## Problem to solve
Your task is to transcribe all of the data below exactly, omitting the images.

## Recorded data
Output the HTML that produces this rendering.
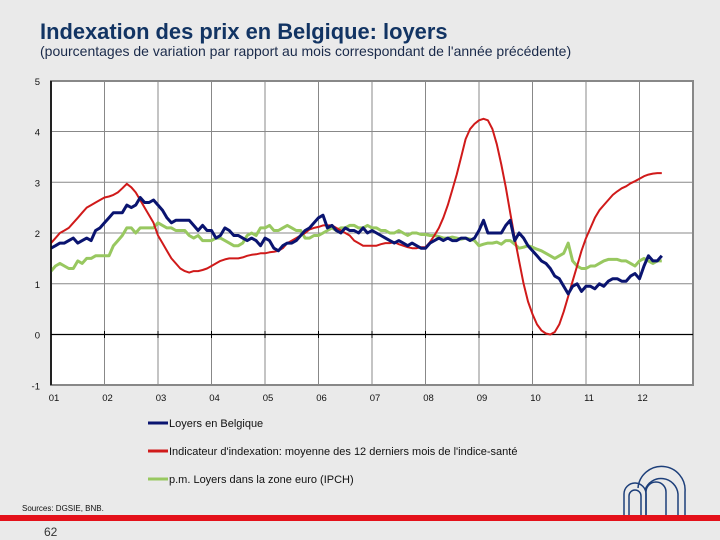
<!DOCTYPE html>
<html><head><meta charset="utf-8"><style>
body{margin:0;background:#eaeaea;}
svg{display:block;font-family:"Liberation Sans",sans-serif;}
</style></head><body>
<svg id="c" width="720" height="540">
<rect width="720" height="540" fill="#eaeaea"/>
<text x="40" y="39" font-size="21.9" font-weight="bold" fill="#123463">Indexation des prix en Belgique: loyers</text>
<text x="40" y="56" font-size="14" fill="#1a2a4a">(pourcentages de variation par rapport au mois correspondant de l'année précédente)</text>
<rect x="51" y="81" width="642" height="304" fill="#fff" stroke="#888" stroke-width="2"/>
<g id="grid"></g><g id="series"></g><g id="axes"></g>
<g>
<line x1="148" y1="423" x2="168" y2="423" stroke="#0a1470" stroke-width="3"/>
<text x="169" y="427" font-size="11" fill="#111">Loyers en Belgique</text>
<line x1="148" y1="451" x2="168" y2="451" stroke="#d01a1a" stroke-width="3"/>
<text x="169" y="455" font-size="11" fill="#111">Indicateur d'indexation: moyenne des 12 derniers mois de l'indice-santé</text>
<line x1="148" y1="479" x2="168" y2="479" stroke="#98c860" stroke-width="3"/>
<text x="169" y="483" font-size="11" fill="#111">p.m. Loyers dans la zone euro (IPCH)</text>
</g>
<text x="22" y="511" font-size="8" fill="#111">Sources: DGSIE, BNB.</text>
<rect x="0" y="515" width="720" height="6" fill="#e4111a"/>
<text x="44" y="536" font-size="12" fill="#333">62</text>
<g fill="none" stroke="#1d3f7a" stroke-width="1.5">
<path d="M624 515 V494 A11 11 0 0 1 646 494 V515"/>
<path d="M629 515 V496 A6 6 0 0 1 641 496 V515"/>
<path d="M646 515 V492 A10 10 0 0 1 666 492 V515"/>
<path d="M638 488 A23 23 0 0 1 685 492 V515"/>
<path d="M645 490 A17 17 0 0 1 678 494 V515"/>
</g>
</svg>
<script>
const yearLabels=["01","02","03","04","05","06","07","08","09","10","11","12"];
const yTicks=[-1,0,1,2,3,4,5];
const blue=[1.7,1.75,1.8,1.8,1.85,1.9,1.8,1.85,1.9,1.85,2.05,2.1,
2.2,2.3,2.4,2.4,2.4,2.55,2.5,2.55,2.7,2.6,2.6,2.65,
2.55,2.45,2.3,2.2,2.25,2.25,2.25,2.25,2.15,2.05,2.15,2.05,
2.05,1.9,1.95,2.1,2.05,1.95,1.95,1.9,1.85,1.9,1.85,1.75,
1.9,1.85,1.7,1.65,1.75,1.8,1.8,1.85,1.95,2.05,2.1,2.2,
2.3,2.35,2.1,2.15,2.05,2.0,2.1,2.05,2.05,2.0,2.1,2.0,
2.05,2.0,1.95,1.9,1.85,1.8,1.85,1.8,1.75,1.8,1.75,1.7,
1.7,1.8,1.85,1.9,1.85,1.9,1.85,1.85,1.9,1.9,1.85,1.9,
2.05,2.25,2.0,2.0,2.0,2.0,2.15,2.25,1.85,2.0,1.9,1.75,
1.65,1.55,1.45,1.4,1.3,1.15,1.1,0.95,0.8,0.95,1.0,0.85,
0.95,0.95,0.9,1.0,0.95,1.05,1.1,1.1,1.05,1.05,1.15,1.2,
1.1,1.35,1.55,1.45,1.45,1.55];
const red=[1.8,1.9,2.0,2.05,2.1,2.2,2.3,2.4,2.5,2.55,2.6,2.65,
2.7,2.72,2.75,2.8,2.88,2.97,2.9,2.8,2.65,2.5,2.35,2.2,
1.95,1.8,1.65,1.5,1.4,1.3,1.25,1.22,1.25,1.25,1.27,1.3,
1.35,1.4,1.45,1.48,1.5,1.5,1.5,1.52,1.55,1.57,1.58,1.6,
1.6,1.62,1.63,1.65,1.7,1.8,1.85,1.9,1.95,2.0,2.07,2.1,
2.12,2.15,2.15,2.15,2.1,2.05,2.0,1.95,1.85,1.8,1.75,1.75,
1.75,1.75,1.78,1.8,1.8,1.82,1.78,1.75,1.72,1.7,1.7,1.72,
1.72,1.82,1.95,2.1,2.3,2.55,2.85,3.15,3.5,3.85,4.05,4.15,
4.22,4.25,4.22,4.05,3.75,3.35,2.9,2.4,1.9,1.45,1.0,0.65,
0.4,0.2,0.08,0.02,0.0,0.05,0.2,0.45,0.75,1.05,1.35,1.65,
1.9,2.1,2.3,2.45,2.55,2.65,2.75,2.82,2.88,2.92,2.98,3.02,
3.07,3.12,3.15,3.17,3.18,3.18];
const green=[1.25,1.35,1.4,1.35,1.3,1.3,1.45,1.4,1.5,1.5,1.55,1.55,
1.55,1.55,1.75,1.85,1.95,2.1,2.1,2.0,2.1,2.1,2.1,2.1,
2.2,2.15,2.1,2.1,2.05,2.05,2.05,1.95,1.9,1.95,1.85,1.85,
1.85,1.9,1.9,1.85,1.8,1.75,1.75,1.8,1.95,2.0,1.95,2.1,
2.1,2.15,2.05,2.05,2.1,2.15,2.1,2.05,2.05,1.9,1.9,1.95,
1.95,2.0,2.05,2.1,2.05,2.1,2.1,2.15,2.15,2.1,2.1,2.15,
2.1,2.1,2.05,2.05,2.0,2.0,2.05,2.0,1.95,2.0,2.0,1.97,
1.97,1.95,1.95,1.93,1.9,1.9,1.92,1.9,1.88,1.9,1.88,1.85,
1.75,1.78,1.8,1.8,1.82,1.78,1.85,1.85,1.78,1.7,1.72,1.75,
1.72,1.68,1.65,1.6,1.55,1.5,1.55,1.6,1.8,1.45,1.35,1.3,
1.3,1.35,1.35,1.4,1.45,1.48,1.48,1.48,1.45,1.45,1.4,1.35,
1.45,1.5,1.45,1.4,1.45,1.45];
const NS="http://www.w3.org/2000/svg";
const X0=51,YW=53.5,Y0=334.5,U=50.75;
const xm=m=>X0+m*YW/12;
const yv=v=>Y0-v*U;
function mk(t,a,p){const e=document.createElementNS(NS,t);for(const k in a)e.setAttribute(k,a[k]);p.appendChild(e);return e;}
const grid=document.getElementById('grid'),axes=document.getElementById('axes'),ser=document.getElementById('series');
yTicks.forEach(v=>{
 const l=mk('line',{x1:X0,x2:693,y1:yv(v),y2:yv(v),stroke:v===0?'#000':'#888','stroke-width':v===0?1.3:1},grid);
 
 
 const t=mk('text',{x:40,y:yv(v)+4,'font-size':9.5,'text-anchor':'end',fill:'#111'},axes);
 t.textContent=v;
 
 
});
yearLabels.forEach((s,i)=>{
 const x=xm(i*12);
 if(i>0){const l=mk('line',{x1:x,x2:x,y1:81,y2:385,stroke:'#888','stroke-width':1},grid);
 
 }
 const tk=mk('line',{x1:x,x2:x,y1:331,y2:338,stroke:'#000'},axes);
 
 
 const t=mk('text',{x:x+3,y:401,'font-size':9.5,'text-anchor':'middle',fill:'#111'},axes);
 t.textContent=s;
 
 
});
const ax=mk('line',{x1:X0,x2:X0,y1:81,y2:385,stroke:'#000','stroke-width':1.5},axes);


function line(d,c,w,n){const p=mk('polyline',{points:d.map((v,i)=>xm(i).toFixed(1)+','+yv(v).toFixed(1)).join(' '),fill:'none',stroke:c,'stroke-width':w,'stroke-linejoin':'round'},ser);
 
 }
line(green,'#98c860',3,'series-loyers-zone-euro');
line(red,'#d01a1a',2,'series-indicateur-indexation');
line(blue,'#0a1470',3,'series-loyers-belgique');
</script>
</body></html>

## Task answer
Output the HTML that produces this rendering.
<!DOCTYPE html>
<html><head><meta charset="utf-8"><style>
body{margin:0;background:#eaeaea;}
svg{display:block;font-family:"Liberation Sans",sans-serif;}
</style></head><body>
<svg id="c" width="720" height="540">
<rect width="720" height="540" fill="#eaeaea"/>
<text x="40" y="39" font-size="21.9" font-weight="bold" fill="#123463">Indexation des prix en Belgique: loyers</text>
<text x="40" y="56" font-size="14" fill="#1a2a4a">(pourcentages de variation par rapport au mois correspondant de l'année précédente)</text>
<rect x="51" y="81" width="642" height="304" fill="#fff" stroke="#888" stroke-width="2"/>
<g id="grid"></g><g id="series"></g><g id="axes"></g>
<g>
<line x1="148" y1="423" x2="168" y2="423" stroke="#0a1470" stroke-width="3"/>
<text x="169" y="427" font-size="11" fill="#111">Loyers en Belgique</text>
<line x1="148" y1="451" x2="168" y2="451" stroke="#d01a1a" stroke-width="3"/>
<text x="169" y="455" font-size="11" fill="#111">Indicateur d'indexation: moyenne des 12 derniers mois de l'indice-santé</text>
<line x1="148" y1="479" x2="168" y2="479" stroke="#98c860" stroke-width="3"/>
<text x="169" y="483" font-size="11" fill="#111">p.m. Loyers dans la zone euro (IPCH)</text>
</g>
<text x="22" y="511" font-size="8" fill="#111">Sources: DGSIE, BNB.</text>
<rect x="0" y="515" width="720" height="6" fill="#e4111a"/>
<text x="44" y="536" font-size="12" fill="#333">62</text>
<g fill="none" stroke="#1d3f7a" stroke-width="1.5">
<path d="M624 515 V494 A11 11 0 0 1 646 494 V515"/>
<path d="M629 515 V496 A6 6 0 0 1 641 496 V515"/>
<path d="M646 515 V492 A10 10 0 0 1 666 492 V515"/>
<path d="M638 488 A23 23 0 0 1 685 492 V515"/>
<path d="M645 490 A17 17 0 0 1 678 494 V515"/>
</g>
</svg>
<script>
const yearLabels=["01","02","03","04","05","06","07","08","09","10","11","12"];
const yTicks=[-1,0,1,2,3,4,5];
const blue=[1.7,1.75,1.8,1.8,1.85,1.9,1.8,1.85,1.9,1.85,2.05,2.1,
2.2,2.3,2.4,2.4,2.4,2.55,2.5,2.55,2.7,2.6,2.6,2.65,
2.55,2.45,2.3,2.2,2.25,2.25,2.25,2.25,2.15,2.05,2.15,2.05,
2.05,1.9,1.95,2.1,2.05,1.95,1.95,1.9,1.85,1.9,1.85,1.75,
1.9,1.85,1.7,1.65,1.75,1.8,1.8,1.85,1.95,2.05,2.1,2.2,
2.3,2.35,2.1,2.15,2.05,2.0,2.1,2.05,2.05,2.0,2.1,2.0,
2.05,2.0,1.95,1.9,1.85,1.8,1.85,1.8,1.75,1.8,1.75,1.7,
1.7,1.8,1.85,1.9,1.85,1.9,1.85,1.85,1.9,1.9,1.85,1.9,
2.05,2.25,2.0,2.0,2.0,2.0,2.15,2.25,1.85,2.0,1.9,1.75,
1.65,1.55,1.45,1.4,1.3,1.15,1.1,0.95,0.8,0.95,1.0,0.85,
0.95,0.95,0.9,1.0,0.95,1.05,1.1,1.1,1.05,1.05,1.15,1.2,
1.1,1.35,1.55,1.45,1.45,1.55];
const red=[1.8,1.9,2.0,2.05,2.1,2.2,2.3,2.4,2.5,2.55,2.6,2.65,
2.7,2.72,2.75,2.8,2.88,2.97,2.9,2.8,2.65,2.5,2.35,2.2,
1.95,1.8,1.65,1.5,1.4,1.3,1.25,1.22,1.25,1.25,1.27,1.3,
1.35,1.4,1.45,1.48,1.5,1.5,1.5,1.52,1.55,1.57,1.58,1.6,
1.6,1.62,1.63,1.65,1.7,1.8,1.85,1.9,1.95,2.0,2.07,2.1,
2.12,2.15,2.15,2.15,2.1,2.05,2.0,1.95,1.85,1.8,1.75,1.75,
1.75,1.75,1.78,1.8,1.8,1.82,1.78,1.75,1.72,1.7,1.7,1.72,
1.72,1.82,1.95,2.1,2.3,2.55,2.85,3.15,3.5,3.85,4.05,4.15,
4.22,4.25,4.22,4.05,3.75,3.35,2.9,2.4,1.9,1.45,1.0,0.65,
0.4,0.2,0.08,0.02,0.0,0.05,0.2,0.45,0.75,1.05,1.35,1.65,
1.9,2.1,2.3,2.45,2.55,2.65,2.75,2.82,2.88,2.92,2.98,3.02,
3.07,3.12,3.15,3.17,3.18,3.18];
const green=[1.25,1.35,1.4,1.35,1.3,1.3,1.45,1.4,1.5,1.5,1.55,1.55,
1.55,1.55,1.75,1.85,1.95,2.1,2.1,2.0,2.1,2.1,2.1,2.1,
2.2,2.15,2.1,2.1,2.05,2.05,2.05,1.95,1.9,1.95,1.85,1.85,
1.85,1.9,1.9,1.85,1.8,1.75,1.75,1.8,1.95,2.0,1.95,2.1,
2.1,2.15,2.05,2.05,2.1,2.15,2.1,2.05,2.05,1.9,1.9,1.95,
1.95,2.0,2.05,2.1,2.05,2.1,2.1,2.15,2.15,2.1,2.1,2.15,
2.1,2.1,2.05,2.05,2.0,2.0,2.05,2.0,1.95,2.0,2.0,1.97,
1.97,1.95,1.95,1.93,1.9,1.9,1.92,1.9,1.88,1.9,1.88,1.85,
1.75,1.78,1.8,1.8,1.82,1.78,1.85,1.85,1.78,1.7,1.72,1.75,
1.72,1.68,1.65,1.6,1.55,1.5,1.55,1.6,1.8,1.45,1.35,1.3,
1.3,1.35,1.35,1.4,1.45,1.48,1.48,1.48,1.45,1.45,1.4,1.35,
1.45,1.5,1.45,1.4,1.45,1.45];
const NS="http://www.w3.org/2000/svg";
const X0=51,YW=53.5,Y0=334.5,U=50.75;
const xm=m=>X0+m*YW/12;
const yv=v=>Y0-v*U;
function mk(t,a,p){const e=document.createElementNS(NS,t);for(const k in a)e.setAttribute(k,a[k]);p.appendChild(e);return e;}
const grid=document.getElementById('grid'),axes=document.getElementById('axes'),ser=document.getElementById('series');
yTicks.forEach(v=>{
 const l=mk('line',{x1:X0,x2:693,y1:yv(v),y2:yv(v),stroke:v===0?'#000':'#888','stroke-width':v===0?1.3:1},grid);
 
 
 const t=mk('text',{x:40,y:yv(v)+4,'font-size':9.5,'text-anchor':'end',fill:'#111'},axes);
 t.textContent=v;
 
 
});
yearLabels.forEach((s,i)=>{
 const x=xm(i*12);
 if(i>0){const l=mk('line',{x1:x,x2:x,y1:81,y2:385,stroke:'#888','stroke-width':1},grid);
 
 }
 const tk=mk('line',{x1:x,x2:x,y1:331,y2:338,stroke:'#000'},axes);
 
 
 const t=mk('text',{x:x+3,y:401,'font-size':9.5,'text-anchor':'middle',fill:'#111'},axes);
 t.textContent=s;
 
 
});
const ax=mk('line',{x1:X0,x2:X0,y1:81,y2:385,stroke:'#000','stroke-width':1.5},axes);


function line(d,c,w,n){const p=mk('polyline',{points:d.map((v,i)=>xm(i).toFixed(1)+','+yv(v).toFixed(1)).join(' '),fill:'none',stroke:c,'stroke-width':w,'stroke-linejoin':'round'},ser);
 
 }
line(green,'#98c860',3,'series-loyers-zone-euro');
line(red,'#d01a1a',2,'series-indicateur-indexation');
line(blue,'#0a1470',3,'series-loyers-belgique');
</script>
</body></html>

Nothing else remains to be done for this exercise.